Saturday, August 4, 2012: 2:30 PM
Faculty of Economics, TBA
Oral Presentation
Jorge MANGONNET , Political Science, Universidad Torcuato Di Tella, Buenos Aires, Argentina
This paper examines the determinants of workfare programs spending among the twenty-four Argentine provinces from 2003 to 2009. After the 2001 economic crisis, unemployment became the major political challenge for both national and subnational policy-makers in the country. In the following years, the Argentine federal government rapidly increased public expenditures in cash transfers targeted to the unemployed and informal workers, in order to provide temporary social protection to labor-market outsiders. Spending in workfare programs at the subnational level, however, varied widely: while some provinces considerably increased social funds in these programs, some others did it in a more nuanced or limited way.

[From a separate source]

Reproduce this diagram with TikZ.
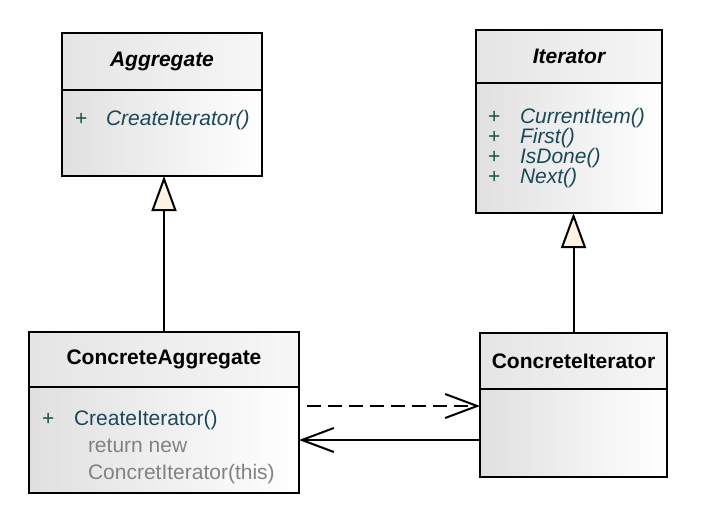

By taking advantage of the literature on federalism and social policy, on the one hand, and conditional cash transfers in Latin America, on the other hand, this article aims to explore variables at the subnational level that have been useful in explaining varying spending patterns across national cases. In accordance with these literatures, this paper demonstrates that larger fiscal transfers from the federal government, greater electoral competition, and higher levels of protest and social movements’ activity lead to increasing spending in provincial workfare programs. In contrast, higher redistribution of national employment programs to the provinces disincentivizes spending efforts in subnational social policies, leading to decreasing workfare expenditures. 

In short, in a decade marked by a sharp spread of conditional cash transfers throughout the Latin American region, this study attempts to demonstrate how the institutional, political and socioeconomic attributes of a federation’s subnational units might shape social policy outcomes in periods of welfare expansion.